Stinkbird
Has a Superpower. By Jill Esbaum.
Illustrated by Bob Shea. Putnam. $18.99.
Be
the Bus: The Lost & Profound Wisdom of The Pigeon. By Mo Willems. Union Square & Co. $15.99.
Whether they are cartoony with factual underpinnings or cartoony with no
element of reality whatsoever, birds can be a highly attractive element of
children’s books – and, for that matter, of certain sorts of books aimed at
adults. Stinkbird Has a Superpower is
a delightful introduction to the decidedly peculiar hoatzin – said in the book
to be pronounced WHOT-sin, but more often spoken as HOAT-zin, pretty much as it
is spelled. This bird of the Amazon rainforest is called the “stinkbird”
because its digestive mechanism leads to it having a strong and off-putting
smell of poop – which, however, does not stop people from eating it on occasion.
That is a fact not mentioned in Jill Esbaum’s book, in which the
cartoon-hoatzin narrator directly says, “No creature wants to eat me.” Bob
Shea’s illustrations, like Esbaum’s words, do all they can to make the hoatzin
both interesting and, pictorially, adorable: the idea of the book is that a
father hoatzin is talking to his gigantic-eyed son about the mysterious superpower
that hoatzins have, which is not
their smell. The superpower is the ability, when young, to climb up to their
nest when they fall or jump out of it – and they do jump, into the river below
the branches where hoatzin nests are built, because baby hoatzins (unlike the
smelly adults) are food for numerous Amazonian predators if those snakes, monkeys, and raptors can catch them. The baby
hoatzins, unprotected when the adults are away from the nest, instinctively
fall into the water and swim to a stick or root until it is safe to emerge. Then
they crawl out of the river and use the claws on their wings to help them climb
back to the nest. Only hoatzin chicks have these wing claws – they disappear as
the birds age, and no other extant species has them at all. Esbaum’s helpful
narrative and Shea’s pleasant illustrations make a fine combination for
exploring some basics about hoatzins, including their climbing ability when
they are very young and cannot yet fly (they learn how to do that when about
two months old). And there is a back-of-the-book page with a few additional
facts about hoatzins, suitably checked by a research associate at the Cornell
Lab of Ornithology. Oddly, that page is a bit less than 100% accurate: for
instance, it emphatically states that “the hoatzin is the only bird that eats nothing but leaves,” but in fact the
hoatzin does include some fruit and flowers in its diet.
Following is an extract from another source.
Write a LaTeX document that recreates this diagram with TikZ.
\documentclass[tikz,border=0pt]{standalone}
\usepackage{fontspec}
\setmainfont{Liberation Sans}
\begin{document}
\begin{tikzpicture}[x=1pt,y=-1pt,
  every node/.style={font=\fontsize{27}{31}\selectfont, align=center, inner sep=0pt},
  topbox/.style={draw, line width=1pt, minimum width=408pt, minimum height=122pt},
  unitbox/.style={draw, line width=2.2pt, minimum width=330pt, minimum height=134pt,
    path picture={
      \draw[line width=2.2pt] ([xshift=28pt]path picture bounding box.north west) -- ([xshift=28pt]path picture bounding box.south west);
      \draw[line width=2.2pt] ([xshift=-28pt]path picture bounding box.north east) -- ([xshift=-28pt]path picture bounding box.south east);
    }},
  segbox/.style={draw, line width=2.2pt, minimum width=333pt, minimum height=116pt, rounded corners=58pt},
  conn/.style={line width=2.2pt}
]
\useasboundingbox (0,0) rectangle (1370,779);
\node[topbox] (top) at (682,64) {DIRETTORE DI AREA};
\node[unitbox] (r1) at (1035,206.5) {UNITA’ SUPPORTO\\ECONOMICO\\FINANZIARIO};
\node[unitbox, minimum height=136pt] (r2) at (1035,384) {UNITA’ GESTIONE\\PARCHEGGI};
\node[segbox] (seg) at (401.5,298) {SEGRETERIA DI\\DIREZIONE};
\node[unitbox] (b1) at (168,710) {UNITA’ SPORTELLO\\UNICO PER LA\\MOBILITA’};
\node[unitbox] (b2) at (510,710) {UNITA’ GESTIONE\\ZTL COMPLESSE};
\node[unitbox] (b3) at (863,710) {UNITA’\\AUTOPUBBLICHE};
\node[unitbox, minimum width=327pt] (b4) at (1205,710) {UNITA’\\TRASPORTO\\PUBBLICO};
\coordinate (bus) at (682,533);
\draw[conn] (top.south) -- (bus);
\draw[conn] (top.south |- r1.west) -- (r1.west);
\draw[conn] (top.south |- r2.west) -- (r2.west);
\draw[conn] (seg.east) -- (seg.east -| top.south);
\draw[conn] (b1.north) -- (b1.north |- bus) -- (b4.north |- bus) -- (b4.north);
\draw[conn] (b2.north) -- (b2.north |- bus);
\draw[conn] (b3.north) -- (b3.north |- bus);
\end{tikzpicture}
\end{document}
Also, Esbaum misses an
opportunity by failing to point out that it is not only the wing claws that let
infant hoatzins climb: they also have oversize feet, which Shea’s illustrations
do not show. These are minor nitpicks, though, with Stinkbird Has a Superpower being, as a whole, an amusingly
presented, well-written and well-illustrated introduction to an unusual bird,
no matter how its name may be pronounced.
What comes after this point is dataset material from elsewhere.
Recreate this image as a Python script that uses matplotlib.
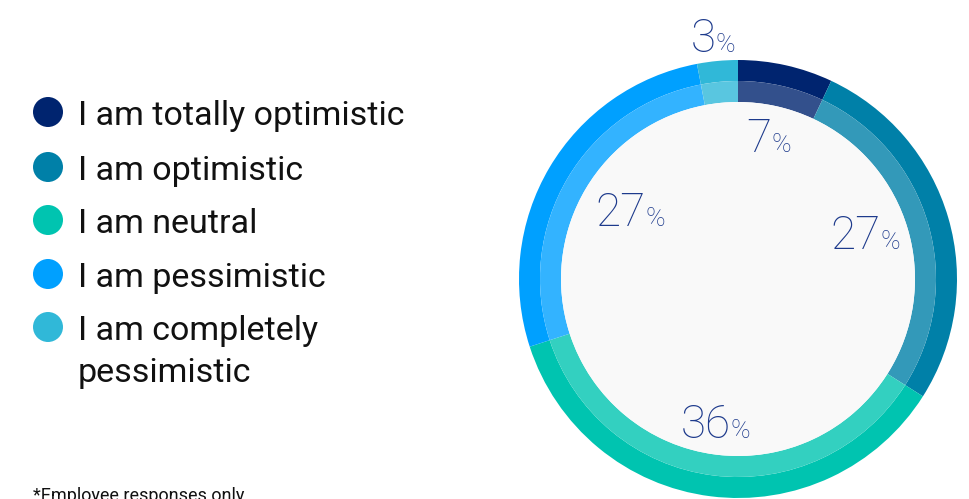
import numpy as np
import matplotlib
matplotlib.use('Agg')
import matplotlib.pyplot as plt
import matplotlib.colors as mcolors
from matplotlib.patches import Circle

plt.rcParams['font.family'] = ['Roboto', 'DejaVu Sans']

categories = ['I am totally optimistic', 'I am optimistic', 'I am neutral',
              'I am pessimistic', 'I am completely\npessimistic']
shares = [7, 27, 36, 27, 3]
colors = ['#00246f', '#0080a8', '#00c4b0', '#00a0ff', '#30b8d8']
footnote = '*Employee responses only'

# label anchors (baseline centre) in donut data units
label_xy = [(0.139, 0.580), (0.582, 0.137), (-0.103, -0.726),
            (-0.491, 0.242), (-0.114, 1.037)]

W, H = 970, 499
R = 219.0


def lighten(c, amt=0.2):
    rgb = np.array(mcolors.to_rgb(c))
    return rgb + (1 - rgb) * amt


fig = plt.figure(figsize=(W / 100, H / 100), dpi=100)
fig.patch.set_facecolor('white')

# overlay in pixel coordinates for legend and footnote
lax = fig.add_axes([0, 0, 1, 1])
lax.set_xlim(0, W)
lax.set_ylim(H, 0)
lax.axis('off')

# donut: outer band in full colour, inner band lightened
cx, cy = 738, 279
ax = fig.add_axes([(cx - R) / W, (H - cy - R) / H, 2 * R / W, 2 * R / H])
band = 21 / R
ax.pie(shares, colors=colors, radius=1, startangle=90, counterclock=False,
       wedgeprops=dict(width=band, linewidth=0))
ax.pie(shares, colors=[lighten(c) for c in colors], radius=1 - band,
       startangle=90, counterclock=False,
       wedgeprops=dict(width=band, linewidth=0))
ax.add_patch(Circle((0, 0), 1 - 2 * band, facecolor='#f9f9f9', lw=0))
ax.set_xlim(-1, 1)
ax.set_ylim(-1, 1)
ax.set_aspect('equal')
ax.axis('off')

label_color = '#1d3a8c'
fig.canvas.draw()
renderer = fig.canvas.get_renderer()
for v, (x, y) in zip(shares, label_xy):
    t1 = ax.text(x, y, str(v), ha='right', va='baseline', fontsize=33,
                 fontweight='light', color=label_color)
    t2 = ax.text(x, y, '%', ha='left', va='baseline', fontsize=19,
                 fontweight='light', color=label_color)
    w1 = t1.get_window_extent(renderer).width / R
    w2 = t2.get_window_extent(renderer).width / R
    s = (w1 - w2) / 2
    t1.set_x(x + s)
    t2.set_x(x + s)

# legend
leg_y = [112, 167, 220, 274, 327]
for c, lab, y in zip(colors, categories, leg_y):
    lax.add_patch(Circle((48, y), 15, facecolor=c, lw=0))
    for i, line in enumerate(lab.split('\n')):
        lax.text(78, y + 13 + i * 42, line, ha='left', va='baseline',
                 fontsize=24.5, color='#111111')

lax.text(33, 501, footnote, ha='left', va='baseline', fontsize=13,
         color='#111111')

fig.savefig('out.png', dpi=100)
At the other end of the “usualness” scale from the hoatzin is the pigeon – but there is nothing ordinary about the one created by Mo Willems 20 years ago for Don’t Let the Pigeon Drive the Bus! That delightful bit of absurdity remains as coooote (sorry) as it was two decades ago – but while the original book was strictly for children (despite being found hilarious by adults), there is a new gift-size book that is intended for grown-ups. Be the Bus: The Lost & Profound Wisdom of The Pigeon features the bright blue, weird-eyed, facially expressive, thoroughly anthropomorphic bird imparting tidbits of almost-knowledge that are almost important. Well, ok, they are not important at all, but they are delivered as if they are important, in line with the usual approach of self-help books, which this one sort of is except that it isn’t. Here you will learn, with suitable pigeon drawings illustrating the words, that “dropped food is gravity’s way of sharing,” that “happiness is escaping a warm puppy,” and: “Friendship is like riding a bike. (There’s always a chance you’ll be grievously injured.)” An occasional entry calls on the basics of The Pigeon’s personality: there is a two-page spread that is all black except for The Pigeon leaning morosely against the right-hand page’s right-hand margin, with the left-hand page sporting the words, “You don’t get me.” And here and there are comments that really could come out of a non-pigeon-pervaded self-help tome: “LISTEN to your heart. FOLLOW your gut. WATCH your step.” Even in those cases, though, this is decidedly pigeon-focused thinking, as the stethoscope-wielding pigeon has a grumbling stomach and is about to step on a banana peel. Nothing about The Pigeon is to be taken seriously, of course – by adults or children. However, it is great that grown-ups now have their very own bit of pigeon-driven absurdity to go along with the equal ridiculousness of Willems’ original Don’t Let the Pigeon Drive the Bus!